====== Recorded data ======

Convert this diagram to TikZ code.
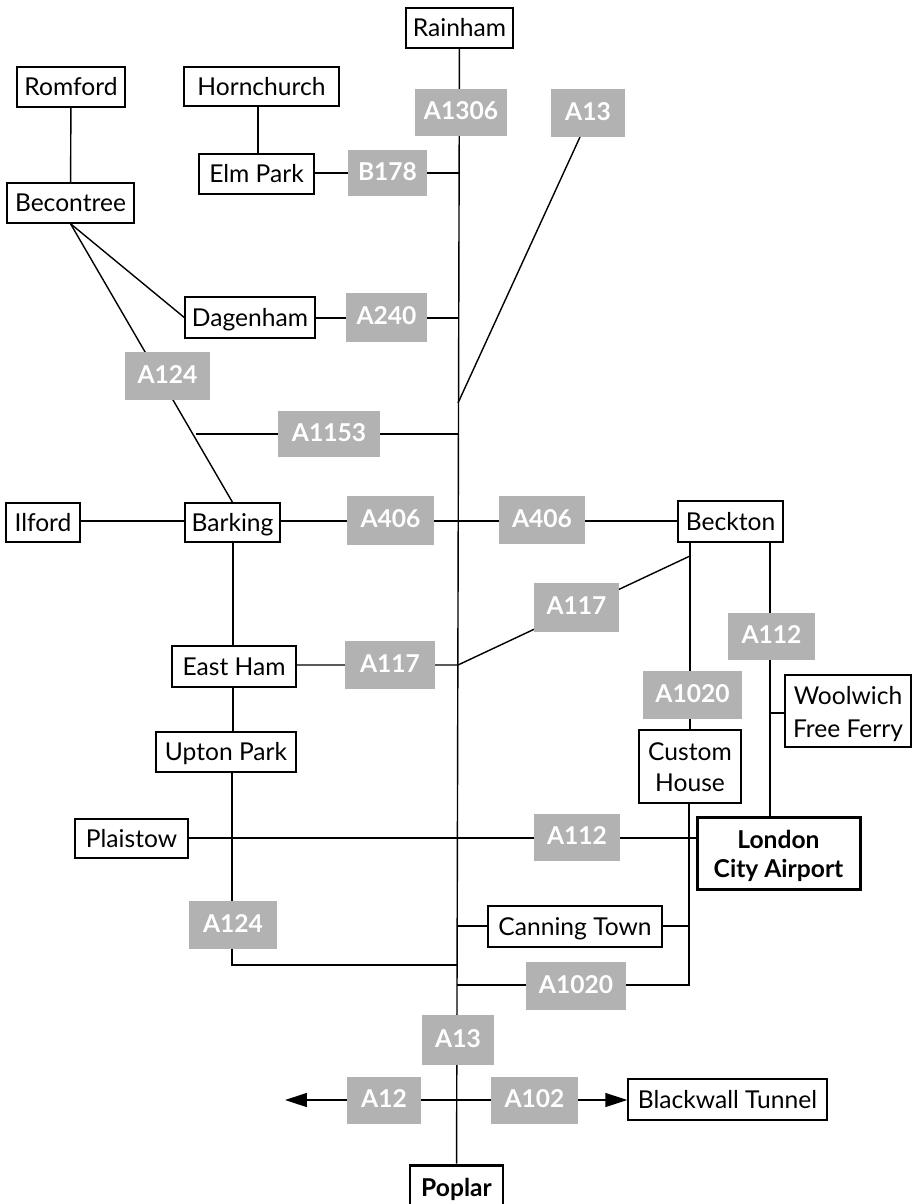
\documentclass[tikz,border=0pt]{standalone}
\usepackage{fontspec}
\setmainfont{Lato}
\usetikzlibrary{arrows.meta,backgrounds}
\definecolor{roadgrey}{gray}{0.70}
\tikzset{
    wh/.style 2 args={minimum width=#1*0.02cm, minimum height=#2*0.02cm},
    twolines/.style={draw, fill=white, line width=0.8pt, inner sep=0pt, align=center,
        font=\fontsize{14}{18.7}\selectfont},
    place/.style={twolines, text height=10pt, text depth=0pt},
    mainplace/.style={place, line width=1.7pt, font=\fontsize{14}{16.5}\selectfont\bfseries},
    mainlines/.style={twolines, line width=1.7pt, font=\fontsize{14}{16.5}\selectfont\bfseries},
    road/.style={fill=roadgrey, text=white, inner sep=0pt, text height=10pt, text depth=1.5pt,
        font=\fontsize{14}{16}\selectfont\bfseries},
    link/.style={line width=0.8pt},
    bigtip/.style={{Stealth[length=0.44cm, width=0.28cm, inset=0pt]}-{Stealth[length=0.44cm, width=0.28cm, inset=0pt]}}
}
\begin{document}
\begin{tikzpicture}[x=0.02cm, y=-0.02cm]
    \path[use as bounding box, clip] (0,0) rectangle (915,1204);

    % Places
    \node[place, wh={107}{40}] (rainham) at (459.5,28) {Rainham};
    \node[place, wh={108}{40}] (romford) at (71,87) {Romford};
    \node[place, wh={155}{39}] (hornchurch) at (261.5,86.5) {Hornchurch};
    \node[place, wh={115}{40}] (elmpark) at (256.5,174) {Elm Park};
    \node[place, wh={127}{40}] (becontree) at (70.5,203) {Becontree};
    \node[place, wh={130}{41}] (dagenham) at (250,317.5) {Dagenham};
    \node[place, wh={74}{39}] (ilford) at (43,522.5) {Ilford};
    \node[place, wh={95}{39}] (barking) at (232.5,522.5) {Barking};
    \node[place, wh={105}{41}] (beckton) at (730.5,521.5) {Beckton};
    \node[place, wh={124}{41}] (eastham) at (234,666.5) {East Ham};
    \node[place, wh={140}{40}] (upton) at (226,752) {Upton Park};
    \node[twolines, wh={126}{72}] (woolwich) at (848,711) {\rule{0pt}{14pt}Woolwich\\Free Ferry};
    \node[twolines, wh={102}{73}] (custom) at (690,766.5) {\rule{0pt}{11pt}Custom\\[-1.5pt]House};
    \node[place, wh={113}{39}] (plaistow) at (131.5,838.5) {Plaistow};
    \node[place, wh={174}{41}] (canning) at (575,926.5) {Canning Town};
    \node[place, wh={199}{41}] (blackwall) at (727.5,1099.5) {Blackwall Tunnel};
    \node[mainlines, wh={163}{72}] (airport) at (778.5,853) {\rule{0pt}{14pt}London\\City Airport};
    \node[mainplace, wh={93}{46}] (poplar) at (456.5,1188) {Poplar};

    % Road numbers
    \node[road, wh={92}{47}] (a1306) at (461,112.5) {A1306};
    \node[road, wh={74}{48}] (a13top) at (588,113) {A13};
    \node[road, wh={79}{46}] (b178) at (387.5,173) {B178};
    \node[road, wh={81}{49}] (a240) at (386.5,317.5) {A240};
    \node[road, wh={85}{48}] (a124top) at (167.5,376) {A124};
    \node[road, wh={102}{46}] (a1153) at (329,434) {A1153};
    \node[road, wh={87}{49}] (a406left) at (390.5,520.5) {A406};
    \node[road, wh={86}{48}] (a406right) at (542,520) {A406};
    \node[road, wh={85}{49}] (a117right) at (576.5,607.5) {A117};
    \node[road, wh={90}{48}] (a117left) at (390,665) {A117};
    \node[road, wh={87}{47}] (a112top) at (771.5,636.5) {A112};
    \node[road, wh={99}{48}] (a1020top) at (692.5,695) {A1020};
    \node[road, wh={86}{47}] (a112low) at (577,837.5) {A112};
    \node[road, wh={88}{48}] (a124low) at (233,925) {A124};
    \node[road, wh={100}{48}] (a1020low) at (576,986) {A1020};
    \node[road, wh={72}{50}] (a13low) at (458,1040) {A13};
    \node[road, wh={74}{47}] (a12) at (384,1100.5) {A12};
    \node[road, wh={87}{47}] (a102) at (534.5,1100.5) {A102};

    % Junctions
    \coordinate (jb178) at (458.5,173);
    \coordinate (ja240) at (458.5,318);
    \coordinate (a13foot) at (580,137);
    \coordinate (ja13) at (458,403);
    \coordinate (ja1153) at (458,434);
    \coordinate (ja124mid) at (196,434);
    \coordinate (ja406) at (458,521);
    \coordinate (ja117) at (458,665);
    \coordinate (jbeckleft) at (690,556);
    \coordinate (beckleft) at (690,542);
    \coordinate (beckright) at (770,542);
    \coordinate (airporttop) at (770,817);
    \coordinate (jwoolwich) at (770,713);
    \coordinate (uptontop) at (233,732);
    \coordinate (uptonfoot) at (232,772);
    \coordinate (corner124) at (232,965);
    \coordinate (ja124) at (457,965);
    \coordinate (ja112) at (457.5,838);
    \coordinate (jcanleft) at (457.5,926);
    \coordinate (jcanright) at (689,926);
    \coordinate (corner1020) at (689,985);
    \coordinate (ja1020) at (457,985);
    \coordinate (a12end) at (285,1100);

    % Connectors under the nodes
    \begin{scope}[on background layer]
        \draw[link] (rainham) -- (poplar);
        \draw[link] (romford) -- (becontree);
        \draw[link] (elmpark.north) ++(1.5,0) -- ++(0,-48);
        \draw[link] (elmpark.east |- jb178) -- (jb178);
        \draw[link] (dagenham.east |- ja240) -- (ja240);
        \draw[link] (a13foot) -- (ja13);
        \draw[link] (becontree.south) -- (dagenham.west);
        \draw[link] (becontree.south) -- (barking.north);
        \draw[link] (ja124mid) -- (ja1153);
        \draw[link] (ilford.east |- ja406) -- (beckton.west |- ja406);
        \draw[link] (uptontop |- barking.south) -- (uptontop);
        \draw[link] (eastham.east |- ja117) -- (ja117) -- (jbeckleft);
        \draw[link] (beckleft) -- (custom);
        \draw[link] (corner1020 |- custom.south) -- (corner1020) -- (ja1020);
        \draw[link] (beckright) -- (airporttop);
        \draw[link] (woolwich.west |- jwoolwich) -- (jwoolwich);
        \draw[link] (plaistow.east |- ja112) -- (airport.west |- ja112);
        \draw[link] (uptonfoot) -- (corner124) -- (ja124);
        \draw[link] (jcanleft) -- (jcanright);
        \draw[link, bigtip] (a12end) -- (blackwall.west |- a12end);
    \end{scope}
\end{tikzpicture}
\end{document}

======

> What you are asked to do
Working from the lines above, reproduce the material exactly and exclude its pictures.

> Exercise result
Convert this diagram to TikZ code.
\documentclass[tikz,border=0pt]{standalone}
\usepackage{fontspec}
\setmainfont{Lato}
\usetikzlibrary{arrows.meta,backgrounds}
\definecolor{roadgrey}{gray}{0.70}
\tikzset{
    wh/.style 2 args={minimum width=#1*0.02cm, minimum height=#2*0.02cm},
    twolines/.style={draw, fill=white, line width=0.8pt, inner sep=0pt, align=center,
        font=\fontsize{14}{18.7}\selectfont},
    place/.style={twolines, text height=10pt, text depth=0pt},
    mainplace/.style={place, line width=1.7pt, font=\fontsize{14}{16.5}\selectfont\bfseries},
    mainlines/.style={twolines, line width=1.7pt, font=\fontsize{14}{16.5}\selectfont\bfseries},
    road/.style={fill=roadgrey, text=white, inner sep=0pt, text height=10pt, text depth=1.5pt,
        font=\fontsize{14}{16}\selectfont\bfseries},
    link/.style={line width=0.8pt},
    bigtip/.style={{Stealth[length=0.44cm, width=0.28cm, inset=0pt]}-{Stealth[length=0.44cm, width=0.28cm, inset=0pt]}}
}
\begin{document}
\begin{tikzpicture}[x=0.02cm, y=-0.02cm]
    \path[use as bounding box, clip] (0,0) rectangle (915,1204);

    % Places
    \node[place, wh={107}{40}] (rainham) at (459.5,28) {Rainham};
    \node[place, wh={108}{40}] (romford) at (71,87) {Romford};
    \node[place, wh={155}{39}] (hornchurch) at (261.5,86.5) {Hornchurch};
    \node[place, wh={115}{40}] (elmpark) at (256.5,174) {Elm Park};
    \node[place, wh={127}{40}] (becontree) at (70.5,203) {Becontree};
    \node[place, wh={130}{41}] (dagenham) at (250,317.5) {Dagenham};
    \node[place, wh={74}{39}] (ilford) at (43,522.5) {Ilford};
    \node[place, wh={95}{39}] (barking) at (232.5,522.5) {Barking};
    \node[place, wh={105}{41}] (beckton) at (730.5,521.5) {Beckton};
    \node[place, wh={124}{41}] (eastham) at (234,666.5) {East Ham};
    \node[place, wh={140}{40}] (upton) at (226,752) {Upton Park};
    \node[twolines, wh={126}{72}] (woolwich) at (848,711) {\rule{0pt}{14pt}Woolwich\\Free Ferry};
    \node[twolines, wh={102}{73}] (custom) at (690,766.5) {\rule{0pt}{11pt}Custom\\[-1.5pt]House};
    \node[place, wh={113}{39}] (plaistow) at (131.5,838.5) {Plaistow};
    \node[place, wh={174}{41}] (canning) at (575,926.5) {Canning Town};
    \node[place, wh={199}{41}] (blackwall) at (727.5,1099.5) {Blackwall Tunnel};
    \node[mainlines, wh={163}{72}] (airport) at (778.5,853) {\rule{0pt}{14pt}London\\City Airport};
    \node[mainplace, wh={93}{46}] (poplar) at (456.5,1188) {Poplar};

    % Road numbers
    \node[road, wh={92}{47}] (a1306) at (461,112.5) {A1306};
    \node[road, wh={74}{48}] (a13top) at (588,113) {A13};
    \node[road, wh={79}{46}] (b178) at (387.5,173) {B178};
    \node[road, wh={81}{49}] (a240) at (386.5,317.5) {A240};
    \node[road, wh={85}{48}] (a124top) at (167.5,376) {A124};
    \node[road, wh={102}{46}] (a1153) at (329,434) {A1153};
    \node[road, wh={87}{49}] (a406left) at (390.5,520.5) {A406};
    \node[road, wh={86}{48}] (a406right) at (542,520) {A406};
    \node[road, wh={85}{49}] (a117right) at (576.5,607.5) {A117};
    \node[road, wh={90}{48}] (a117left) at (390,665) {A117};
    \node[road, wh={87}{47}] (a112top) at (771.5,636.5) {A112};
    \node[road, wh={99}{48}] (a1020top) at (692.5,695) {A1020};
    \node[road, wh={86}{47}] (a112low) at (577,837.5) {A112};
    \node[road, wh={88}{48}] (a124low) at (233,925) {A124};
    \node[road, wh={100}{48}] (a1020low) at (576,986) {A1020};
    \node[road, wh={72}{50}] (a13low) at (458,1040) {A13};
    \node[road, wh={74}{47}] (a12) at (384,1100.5) {A12};
    \node[road, wh={87}{47}] (a102) at (534.5,1100.5) {A102};

    % Junctions
    \coordinate (jb178) at (458.5,173);
    \coordinate (ja240) at (458.5,318);
    \coordinate (a13foot) at (580,137);
    \coordinate (ja13) at (458,403);
    \coordinate (ja1153) at (458,434);
    \coordinate (ja124mid) at (196,434);
    \coordinate (ja406) at (458,521);
    \coordinate (ja117) at (458,665);
    \coordinate (jbeckleft) at (690,556);
    \coordinate (beckleft) at (690,542);
    \coordinate (beckright) at (770,542);
    \coordinate (airporttop) at (770,817);
    \coordinate (jwoolwich) at (770,713);
    \coordinate (uptontop) at (233,732);
    \coordinate (uptonfoot) at (232,772);
    \coordinate (corner124) at (232,965);
    \coordinate (ja124) at (457,965);
    \coordinate (ja112) at (457.5,838);
    \coordinate (jcanleft) at (457.5,926);
    \coordinate (jcanright) at (689,926);
    \coordinate (corner1020) at (689,985);
    \coordinate (ja1020) at (457,985);
    \coordinate (a12end) at (285,1100);

    % Connectors under the nodes
    \begin{scope}[on background layer]
        \draw[link] (rainham) -- (poplar);
        \draw[link] (romford) -- (becontree);
        \draw[link] (elmpark.north) ++(1.5,0) -- ++(0,-48);
        \draw[link] (elmpark.east |- jb178) -- (jb178);
        \draw[link] (dagenham.east |- ja240) -- (ja240);
        \draw[link] (a13foot) -- (ja13);
        \draw[link] (becontree.south) -- (dagenham.west);
        \draw[link] (becontree.south) -- (barking.north);
        \draw[link] (ja124mid) -- (ja1153);
        \draw[link] (ilford.east |- ja406) -- (beckton.west |- ja406);
        \draw[link] (uptontop |- barking.south) -- (uptontop);
        \draw[link] (eastham.east |- ja117) -- (ja117) -- (jbeckleft);
        \draw[link] (beckleft) -- (custom);
        \draw[link] (corner1020 |- custom.south) -- (corner1020) -- (ja1020);
        \draw[link] (beckright) -- (airporttop);
        \draw[link] (woolwich.west |- jwoolwich) -- (jwoolwich);
        \draw[link] (plaistow.east |- ja112) -- (airport.west |- ja112);
        \draw[link] (uptonfoot) -- (corner124) -- (ja124);
        \draw[link] (jcanleft) -- (jcanright);
        \draw[link, bigtip] (a12end) -- (blackwall.west |- a12end);
    \end{scope}
\end{tikzpicture}
\end{document}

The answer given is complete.